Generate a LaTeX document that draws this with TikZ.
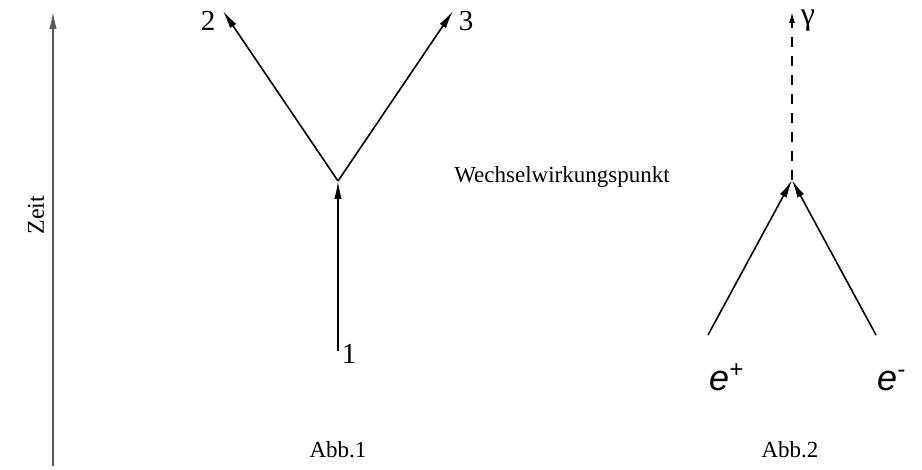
\documentclass[tikz,border=0pt]{standalone}
\usepackage{fontspec}
\setmainfont{Liberation Serif}
\newfontfamily\arialfont{Liberation Sans}
\usetikzlibrary{arrows.meta}
\begin{document}
\begin{tikzpicture}[x=1pt,y=-1pt,
  line/.style={line width=1.6pt,-{Latex[length=18pt,width=7.5pt]}},
  lbl/.style={inner sep=0pt,font=\fontsize{23}{25}\selectfont},
  num/.style={inner sep=0pt,font=\fontsize{29}{31}\selectfont},
  part/.style={inner sep=0pt,font=\arialfont\itshape\fontsize{36}{38}\selectfont}]
\useasboundingbox (0,0) rectangle (922,470);
% time axis
\coordinate (t0) at (53,466);
\coordinate (t1) at (53,12);
\draw[line width=1.3pt,gray!70!black,-{Latex[length=17pt,width=7.5pt]}] (t0) -- (t1);
\node[lbl,rotate=90,font=\fontsize{24}{26}\selectfont] (zeit) at (36,215) {Zeit};
% Abb.1
\coordinate (v1) at (338,181);
\coordinate (p1) at (338,351);
\coordinate (p2) at (223,11);
\coordinate (p3) at (453,11);
\draw[line] (p1) -- (v1);
\draw[line] (v1) -- (p2);
\draw[line] (v1) -- (p3);
\node[num] (n1) at (349,354) {1};
\node[num] (n2) at (208,21) {2};
\node[num] (n3) at (466,21) {3};
\node[lbl] (abb1) at (338,450) {Abb.1};
% middle
\node[lbl] (ww) at (562,177) {Wechselwirkungspunkt};
% Abb.2
\coordinate (v2) at (792,180);
\coordinate (ep) at (708,335);
\coordinate (em) at (876,335);
\coordinate (g) at (792,12);
\draw[line] (ep) -- (v2);
\draw[line] (em) -- (v2);
\draw[line width=1.6pt,dash pattern=on 10pt off 9pt,-{Latex[length=11pt,width=6pt]}] (v2) -- (g);
\node[num,font=\fontsize{32}{34}\selectfont] (gam) at (808,21) {γ};
\node[part,anchor=base west] (epl) at (709,391) {e\raisebox{13pt}{\fontsize{24}{26}\selectfont +}};
\node[part,anchor=base west] (eml) at (877,391) {e\raisebox{13pt}{\fontsize{24}{26}\selectfont -}};
\node[lbl] (abb2) at (790,450) {Abb.2};
\end{tikzpicture}
\end{document}
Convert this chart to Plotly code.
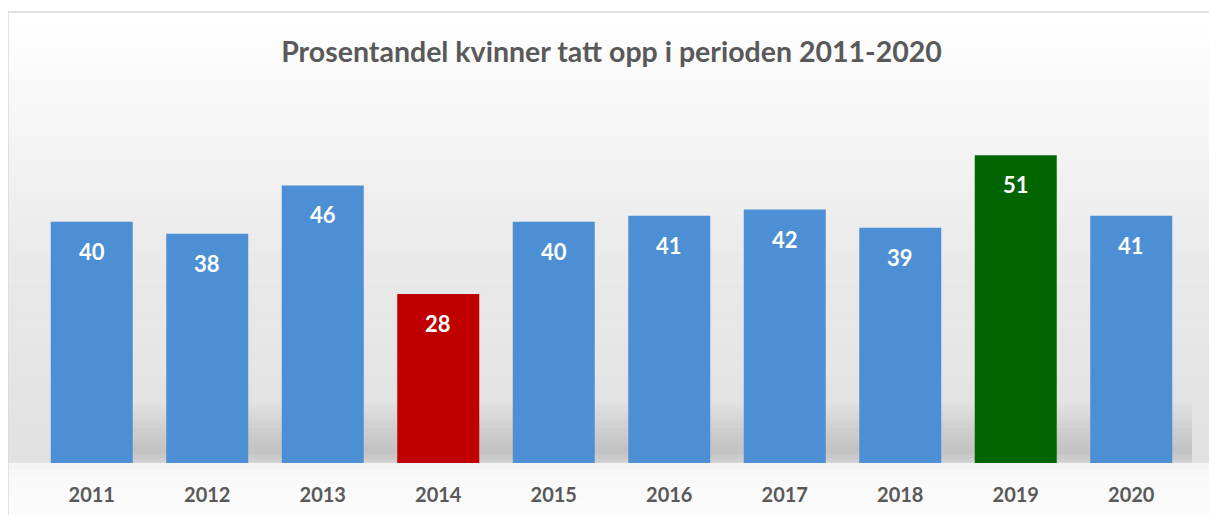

━━━━━━━━━━━━━━━━

__Your task__: State how many lines include the string "this", and nothing more.

__Output below__: 2